**GIVEN MATERIAL:**
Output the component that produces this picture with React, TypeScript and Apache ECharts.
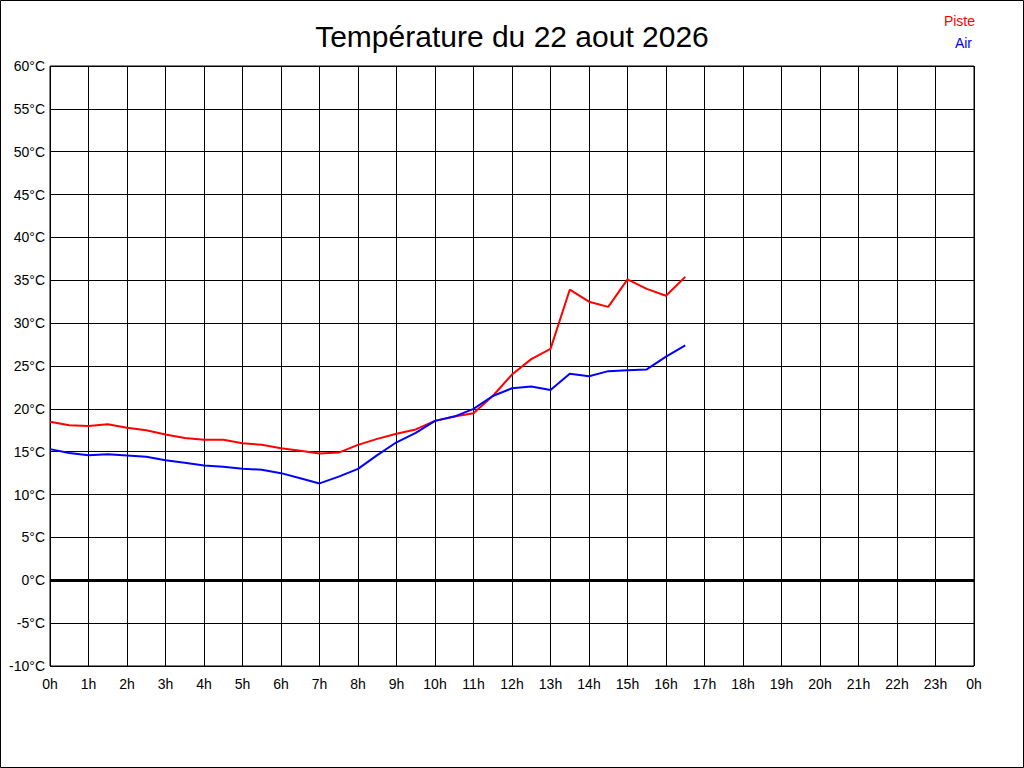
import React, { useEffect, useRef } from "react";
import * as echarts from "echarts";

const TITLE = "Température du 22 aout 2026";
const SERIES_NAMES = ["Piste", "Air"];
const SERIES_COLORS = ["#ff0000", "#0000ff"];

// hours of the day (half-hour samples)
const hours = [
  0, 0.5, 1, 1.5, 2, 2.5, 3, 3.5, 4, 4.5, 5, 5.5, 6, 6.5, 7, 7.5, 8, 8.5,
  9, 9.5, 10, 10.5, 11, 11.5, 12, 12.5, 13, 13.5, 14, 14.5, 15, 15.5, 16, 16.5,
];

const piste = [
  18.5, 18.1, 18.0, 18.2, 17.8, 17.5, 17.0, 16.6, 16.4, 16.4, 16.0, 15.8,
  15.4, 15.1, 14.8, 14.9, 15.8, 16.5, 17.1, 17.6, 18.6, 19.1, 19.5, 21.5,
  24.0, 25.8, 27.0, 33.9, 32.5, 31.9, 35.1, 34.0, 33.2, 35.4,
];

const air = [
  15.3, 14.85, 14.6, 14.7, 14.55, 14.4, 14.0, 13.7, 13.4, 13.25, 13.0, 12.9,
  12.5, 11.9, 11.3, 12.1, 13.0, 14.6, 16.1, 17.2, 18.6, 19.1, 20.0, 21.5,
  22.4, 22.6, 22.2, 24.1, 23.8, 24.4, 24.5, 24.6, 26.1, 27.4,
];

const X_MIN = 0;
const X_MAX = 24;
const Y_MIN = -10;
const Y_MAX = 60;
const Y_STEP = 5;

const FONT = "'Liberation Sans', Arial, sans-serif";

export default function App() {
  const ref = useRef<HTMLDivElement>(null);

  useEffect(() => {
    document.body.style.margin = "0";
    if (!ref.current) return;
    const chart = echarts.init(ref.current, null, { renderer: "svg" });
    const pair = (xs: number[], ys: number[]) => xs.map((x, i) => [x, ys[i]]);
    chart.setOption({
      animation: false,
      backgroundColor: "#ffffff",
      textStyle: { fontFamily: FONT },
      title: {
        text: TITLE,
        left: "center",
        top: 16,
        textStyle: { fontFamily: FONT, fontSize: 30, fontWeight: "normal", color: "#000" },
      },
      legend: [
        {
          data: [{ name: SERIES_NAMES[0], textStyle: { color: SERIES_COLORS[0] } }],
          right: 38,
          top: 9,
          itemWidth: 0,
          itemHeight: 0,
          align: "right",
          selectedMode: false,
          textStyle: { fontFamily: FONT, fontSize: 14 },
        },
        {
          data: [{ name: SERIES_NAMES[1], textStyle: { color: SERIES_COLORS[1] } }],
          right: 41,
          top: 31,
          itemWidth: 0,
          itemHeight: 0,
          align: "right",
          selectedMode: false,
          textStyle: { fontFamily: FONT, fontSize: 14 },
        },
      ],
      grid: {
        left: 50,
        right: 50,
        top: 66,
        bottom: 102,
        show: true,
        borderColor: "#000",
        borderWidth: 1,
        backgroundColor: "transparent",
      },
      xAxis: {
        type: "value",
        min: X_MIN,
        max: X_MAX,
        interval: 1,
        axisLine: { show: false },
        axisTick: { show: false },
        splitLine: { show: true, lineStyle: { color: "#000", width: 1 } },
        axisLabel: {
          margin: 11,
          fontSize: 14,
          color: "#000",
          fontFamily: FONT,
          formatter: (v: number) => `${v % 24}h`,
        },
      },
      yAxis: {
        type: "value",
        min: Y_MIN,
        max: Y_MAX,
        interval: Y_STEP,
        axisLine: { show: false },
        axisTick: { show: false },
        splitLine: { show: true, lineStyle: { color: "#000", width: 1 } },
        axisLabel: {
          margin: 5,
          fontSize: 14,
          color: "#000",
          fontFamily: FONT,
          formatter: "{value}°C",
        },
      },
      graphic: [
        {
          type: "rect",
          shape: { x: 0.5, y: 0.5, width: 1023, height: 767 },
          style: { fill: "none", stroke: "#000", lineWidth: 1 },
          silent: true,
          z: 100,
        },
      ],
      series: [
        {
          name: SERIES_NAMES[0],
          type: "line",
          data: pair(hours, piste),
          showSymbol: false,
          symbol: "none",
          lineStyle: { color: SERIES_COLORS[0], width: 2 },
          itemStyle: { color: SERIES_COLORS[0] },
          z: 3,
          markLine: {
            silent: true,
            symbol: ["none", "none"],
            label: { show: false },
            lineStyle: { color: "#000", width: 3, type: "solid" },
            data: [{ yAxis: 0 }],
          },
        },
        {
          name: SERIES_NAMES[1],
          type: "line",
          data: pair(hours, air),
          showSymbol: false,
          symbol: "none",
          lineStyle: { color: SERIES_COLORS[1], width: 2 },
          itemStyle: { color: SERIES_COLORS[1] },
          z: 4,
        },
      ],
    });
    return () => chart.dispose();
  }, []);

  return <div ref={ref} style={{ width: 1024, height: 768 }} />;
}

**TASK INSTRUCTIONS:** Omit the pictures, then output the rest of the listing exactly.

**ANSWER TO THE TASK:**
Output the component that produces this picture with React, TypeScript and Apache ECharts.
import React, { useEffect, useRef } from "react";
import * as echarts from "echarts";

const TITLE = "Température du 22 aout 2026";
const SERIES_NAMES = ["Piste", "Air"];
const SERIES_COLORS = ["#ff0000", "#0000ff"];

// hours of the day (half-hour samples)
const hours = [
  0, 0.5, 1, 1.5, 2, 2.5, 3, 3.5, 4, 4.5, 5, 5.5, 6, 6.5, 7, 7.5, 8, 8.5,
  9, 9.5, 10, 10.5, 11, 11.5, 12, 12.5, 13, 13.5, 14, 14.5, 15, 15.5, 16, 16.5,
];

const piste = [
  18.5, 18.1, 18.0, 18.2, 17.8, 17.5, 17.0, 16.6, 16.4, 16.4, 16.0, 15.8,
  15.4, 15.1, 14.8, 14.9, 15.8, 16.5, 17.1, 17.6, 18.6, 19.1, 19.5, 21.5,
  24.0, 25.8, 27.0, 33.9, 32.5, 31.9, 35.1, 34.0, 33.2, 35.4,
];

const air = [
  15.3, 14.85, 14.6, 14.7, 14.55, 14.4, 14.0, 13.7, 13.4, 13.25, 13.0, 12.9,
  12.5, 11.9, 11.3, 12.1, 13.0, 14.6, 16.1, 17.2, 18.6, 19.1, 20.0, 21.5,
  22.4, 22.6, 22.2, 24.1, 23.8, 24.4, 24.5, 24.6, 26.1, 27.4,
];

const X_MIN = 0;
const X_MAX = 24;
const Y_MIN = -10;
const Y_MAX = 60;
const Y_STEP = 5;

const FONT = "'Liberation Sans', Arial, sans-serif";

export default function App() {
  const ref = useRef<HTMLDivElement>(null);

  useEffect(() => {
    document.body.style.margin = "0";
    if (!ref.current) return;
    const chart = echarts.init(ref.current, null, { renderer: "svg" });
    const pair = (xs: number[], ys: number[]) => xs.map((x, i) => [x, ys[i]]);
    chart.setOption({
      animation: false,
      backgroundColor: "#ffffff",
      textStyle: { fontFamily: FONT },
      title: {
        text: TITLE,
        left: "center",
        top: 16,
        textStyle: { fontFamily: FONT, fontSize: 30, fontWeight: "normal", color: "#000" },
      },
      legend: [
        {
          data: [{ name: SERIES_NAMES[0], textStyle: { color: SERIES_COLORS[0] } }],
          right: 38,
          top: 9,
          itemWidth: 0,
          itemHeight: 0,
          align: "right",
          selectedMode: false,
          textStyle: { fontFamily: FONT, fontSize: 14 },
        },
        {
          data: [{ name: SERIES_NAMES[1], textStyle: { color: SERIES_COLORS[1] } }],
          right: 41,
          top: 31,
          itemWidth: 0,
          itemHeight: 0,
          align: "right",
          selectedMode: false,
          textStyle: { fontFamily: FONT, fontSize: 14 },
        },
      ],
      grid: {
        left: 50,
        right: 50,
        top: 66,
        bottom: 102,
        show: true,
        borderColor: "#000",
        borderWidth: 1,
        backgroundColor: "transparent",
      },
      xAxis: {
        type: "value",
        min: X_MIN,
        max: X_MAX,
        interval: 1,
        axisLine: { show: false },
        axisTick: { show: false },
        splitLine: { show: true, lineStyle: { color: "#000", width: 1 } },
        axisLabel: {
          margin: 11,
          fontSize: 14,
          color: "#000",
          fontFamily: FONT,
          formatter: (v: number) => `${v % 24}h`,
        },
      },
      yAxis: {
        type: "value",
        min: Y_MIN,
        max: Y_MAX,
        interval: Y_STEP,
        axisLine: { show: false },
        axisTick: { show: false },
        splitLine: { show: true, lineStyle: { color: "#000", width: 1 } },
        axisLabel: {
          margin: 5,
          fontSize: 14,
          color: "#000",
          fontFamily: FONT,
          formatter: "{value}°C",
        },
      },
      graphic: [
        {
          type: "rect",
          shape: { x: 0.5, y: 0.5, width: 1023, height: 767 },
          style: { fill: "none", stroke: "#000", lineWidth: 1 },
          silent: true,
          z: 100,
        },
      ],
      series: [
        {
          name: SERIES_NAMES[0],
          type: "line",
          data: pair(hours, piste),
          showSymbol: false,
          symbol: "none",
          lineStyle: { color: SERIES_COLORS[0], width: 2 },
          itemStyle: { color: SERIES_COLORS[0] },
          z: 3,
          markLine: {
            silent: true,
            symbol: ["none", "none"],
            label: { show: false },
            lineStyle: { color: "#000", width: 3, type: "solid" },
            data: [{ yAxis: 0 }],
          },
        },
        {
          name: SERIES_NAMES[1],
          type: "line",
          data: pair(hours, air),
          showSymbol: false,
          symbol: "none",
          lineStyle: { color: SERIES_COLORS[1], width: 2 },
          itemStyle: { color: SERIES_COLORS[1] },
          z: 4,
        },
      ],
    });
    return () => chart.dispose();
  }, []);

  return <div ref={ref} style={{ width: 1024, height: 768 }} />;
}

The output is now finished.